Understanding the economics of ready-to-ship inventory requires examining both buyer and supplier perspectives. For buyers, the premium paid for immediate availability must be justified by business value. For suppliers, carrying inventory involves capital costs, warehousing expenses, and obsolescence risk.
The GOODLUCK walnut wholesale analysis identifies several strategic advantages of fast delivery from a buyer's perspective [2]:
Just-in-Time Inventory Benefits: Ready-to-ship enables buyers to operate with lower safety stock levels, reducing warehousing costs and freeing working capital. Instead of maintaining 60 days of inventory, buyers can order 30-day quantities with confidence in rapid replenishment.
Cash Flow Optimization: Faster delivery means faster inventory turnover. A Southeast Asia retailer selling dried fruit through modern trade channels can convert inventory to cash in 30-45 days with ready-to-ship supply, compared to 60-75 days when accounting for production lead times.
Risk Mitigation: The 2026 wholesale distribution report notes that Red Sea and Panama Canal disruptions caused 40% year-over-year shipping cost increases [1]. Ready-to-ship inventory positioned in regional warehouses (or available for immediate dispatch from origin) provides supply chain resilience against such disruptions.

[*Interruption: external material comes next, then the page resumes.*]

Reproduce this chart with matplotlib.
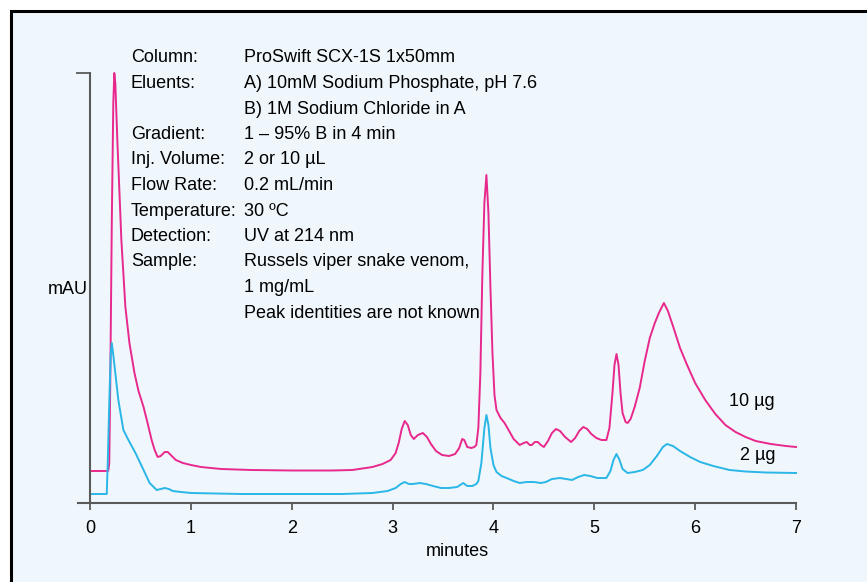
"""Cation-exchange chromatogram of Russells viper venom, 2 and 10 ug injections"""
import matplotlib
matplotlib.use('Agg')
import matplotlib.pyplot as plt
from matplotlib.patches import Rectangle

plt.rcParams['font.family'] = ['Liberation Sans', 'DejaVu Sans']

W, H = 867, 582

# 10 ug trace (time in minutes, response in mAU, arbitrary scale)
T_10 = [0.00, 0.18, 0.19, 0.20, 0.215, 0.23, 0.24, 0.25, 0.27, 0.31, 0.35, 0.39, 0.44,
        0.48, 0.53, 0.57, 0.61, 0.64, 0.67, 0.70, 0.74, 0.77, 0.80, 0.85, 0.92, 1.00,
        1.10, 1.30, 1.60, 2.00, 2.40, 2.60, 2.70, 2.80, 2.90, 2.98, 3.03, 3.06, 3.09,
        3.12, 3.15, 3.18, 3.21, 3.25, 3.30, 3.34, 3.38, 3.43, 3.49, 3.56, 3.62, 3.66,
        3.69, 3.71, 3.74, 3.78, 3.81, 3.83, 3.85, 3.87, 3.89, 3.91, 3.93, 3.95, 3.97,
        3.99, 4.01, 4.03, 4.07, 4.11, 4.15, 4.20, 4.26, 4.30, 4.33, 4.36, 4.38, 4.41,
        4.44, 4.47, 4.50, 4.54, 4.58, 4.62, 4.66, 4.71, 4.77, 4.81, 4.85, 4.89, 4.93,
        4.97, 5.02, 5.07, 5.12, 5.15, 5.18, 5.20, 5.22, 5.24, 5.26, 5.28, 5.31, 5.33,
        5.36, 5.40, 5.45, 5.50, 5.55, 5.60, 5.64, 5.69, 5.73, 5.78, 5.85, 5.92, 6.00,
        6.10, 6.20, 6.30, 6.40, 6.50, 6.60, 6.75, 6.90, 7.00]
Y_10 = [32, 32, 40, 120, 280, 400, 430, 420, 363, 263, 196, 160, 130,
        112, 96, 80, 63, 53, 46, 47, 51, 51, 48, 43, 40, 38,
        36, 34, 33, 32.5, 32.5, 33, 34.5, 36, 39, 43, 50, 60, 74,
        82, 78, 68, 64, 68, 70, 66, 59, 52, 48, 47, 49, 55,
        64, 63, 56, 55, 56, 58, 75, 130, 230, 300, 328, 290, 215,
        150, 108, 93, 85, 80, 73, 64, 58, 60, 61, 58, 58, 61,
        61, 58, 56, 62, 70, 74, 72, 66, 61, 65, 72, 76, 74,
        69, 65, 63, 63, 75, 110, 138, 149, 138, 110, 90, 81, 80,
        84, 96, 115, 142, 165, 180, 190, 200, 192, 177, 155, 138, 120,
        103, 89, 78, 71, 66, 62, 59, 57, 56]

# 2 ug trace
T_2 = [0.00, 0.165, 0.175, 0.19, 0.205, 0.215, 0.23, 0.25, 0.28, 0.33, 0.38, 0.45, 0.53,
       0.59, 0.66, 0.70, 0.74, 0.78, 0.82, 0.90, 1.00, 1.50, 2.50, 2.80, 2.95, 3.03,
       3.08, 3.12, 3.16, 3.20, 3.27, 3.33, 3.40, 3.48, 3.56, 3.64, 3.70, 3.74, 3.79,
       3.83, 3.85, 3.88, 3.91, 3.93, 3.95, 3.97, 4.00, 4.03, 4.08, 4.13, 4.20, 4.26,
       4.33, 4.40, 4.47, 4.52, 4.58, 4.66, 4.72, 4.78, 4.84, 4.90, 4.96, 5.03, 5.12,
       5.16, 5.19, 5.22, 5.25, 5.28, 5.33, 5.40, 5.48, 5.55, 5.62, 5.68, 5.72, 5.78,
       5.85, 5.95, 6.05, 6.18, 6.34, 6.50, 6.70, 7.00]
Y_2 = [9, 9, 40, 100, 150, 160, 148, 130, 103, 73, 63, 50, 33,
       20, 13, 14, 15, 14, 12, 11, 10, 9, 9, 10, 12, 15,
       19, 21, 19, 19, 20, 19, 17, 15, 15, 16, 20, 17, 17,
       19, 22, 40, 75, 88, 78, 55, 38, 31, 27, 25, 22, 20,
       21, 21, 20, 21, 24, 25, 24, 23, 26, 28, 27, 25, 25,
       32, 43, 49, 43, 34, 30, 31, 33, 38, 47, 56, 59, 57,
       52, 46, 41, 37, 33, 31.5, 30.5, 30]

X_TICKS = [0, 1, 2, 3, 4, 5, 6, 7]

INFO_LABELS = ['Column:', 'Eluents:', '', 'Gradient:', 'Inj. Volume:', 'Flow Rate:',
               'Temperature:', 'Detection:', 'Sample:', '', '']
INFO_VALUES = ['ProSwift SCX-1S 1x50mm', 'A) 10mM Sodium Phosphate, pH 7.6',
               'B) 1M Sodium Chloride in A', '1 \u2013 95% B in 4 min', '2 or 10 \u00b5L',
               '0.2 mL/min', '30 \u00baC', 'UV at 214 nm', 'Russels viper snake venom,',
               '1 mg/mL', 'Peak identities are not known']

PINK = '#e8288c'
BLUE = '#2ab6e6'
AXIS = '#5a5a5a'
BG = '#eff7fd'
FS = 13

fig = plt.figure(figsize=(W / 100, H / 100), dpi=100, facecolor='white')
# panel background with border (top/left visible)
fig.patches.append(Rectangle((11 / W, -0.05), 1.2, 1 - 11 / H + 0.05, transform=fig.transFigure,
                             facecolor=BG, edgecolor='black', linewidth=2.2, zorder=-5))

ax = fig.add_axes([78 / W, 1 - 503 / H, (796 - 78) / W, (503 - 73) / H])
ax.set_zorder(2)
ax.patch.set_visible(False)
ax.set_xlim(-0.12, 7.0)
ax.set_ylim(0, 430)

ax.plot(T_10, Y_10, color=PINK, lw=1.4, solid_joinstyle='round', clip_on=False)
ax.plot(T_2, Y_2, color=BLUE, lw=1.4, solid_joinstyle='round', clip_on=False)

for side in ['top', 'right']:
    ax.spines[side].set_visible(False)
ax.spines['left'].set_position(('data', 0))
for side in ['left', 'bottom']:
    ax.spines[side].set_color(AXIS)
    ax.spines[side].set_linewidth(1.5)

ax.set_xticks(X_TICKS)
ax.set_xticklabels([str(t) for t in X_TICKS], fontsize=FS)
ax.tick_params(axis='x', direction='out', length=5, width=1.3, color=AXIS, pad=7)
ax.set_yticks([430])
ax.set_yticklabels([''])
ax.tick_params(axis='y', direction='out', length=10, width=1.3, color=AXIS)

fig.text(457 / W, 1 - 551 / H, 'minutes', ha='center', va='center', fontsize=FS)
fig.text(48 / W, 1 - 290 / H, 'mAU', ha='left', va='center', fontsize=FS)
fig.text(775 / W, 1 - 401 / H, '10 \u00b5g', ha='right', va='center', fontsize=FS)
fig.text(775 / W, 1 - 455 / H, '2 \u00b5g', ha='right', va='center', fontsize=FS)

for i, (lab, val) in enumerate(zip(INFO_LABELS, INFO_VALUES)):
    y = 1 - (58 + i * 25.5) / H
    fig.text(131 / W, y, lab, ha='left', va='center', fontsize=FS)
    fig.text(244 / W, y, val, ha='left', va='center', fontsize=FS)

fig.savefig('out.png', dpi=100, facecolor='white')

Ready to Ship vs Made to Order: Total Cost Analysis for Southeast Asia Importers
| Cost Component | Ready to Ship (per kg) | Made to Order (per kg) | Notes |
|---|
| Product Unit Price | $8.50 - $12.00 | $7.00 - $9.50 | Ready-to-ship includes inventory carrying cost |
| Shipping (Sea Freight) | $1.20 - $1.80 | $1.20 - $1.80 | Similar for both configurations |
| Inventory Carrying Cost (Buyer) | $0.15 - $0.25/month | $0.30 - $0.50/month | Higher for made-to-order due to longer pipeline |
| Stockout Risk Cost | Low | Medium-High | Made-to-order vulnerable to production delays |
| Working Capital Tie-up | 30-45 days | 60-90 days | From order to sale |
| Total Landed Cost (First Month) | $9.85 - $14.05 | $8.50 - $11.80 | Excluding opportunity cost of capital |
Cost ranges vary by product type (raisins vs premium dried mango), order quantity, and destination country within Southeast Asia. Analysis assumes 1,000 kg order volume.
The cost analysis reveals that while ready-to-ship configurations carry higher unit prices, the total cost of ownership gap narrows when accounting for inventory carrying costs and working capital efficiency. For businesses with tight cash flow or high cost of capital, the faster cash conversion cycle of ready-to-ship may offset the price premium.
When Ready to Ship May NOT Be Optimal:
Large volume contracts (5,000+ kg) often achieve better economics through made-to-order production. The unit price savings can exceed 20-25%, and established buyers with predictable demand patterns can plan production schedules to minimize stockout risk. Additionally, custom packaging requirements, private label branding, or specific certification needs (organic, halal, kosher) typically require made-to-order configurations regardless of volume.
Seasonal products present another scenario where ready-to-ship may not align with buyer needs. Dried fruits tied to harvest cycles (such as dried apricots from specific regions) may only be available made-to-order during off-season periods, with ready-to-ship inventory available only during and immediately after harvest.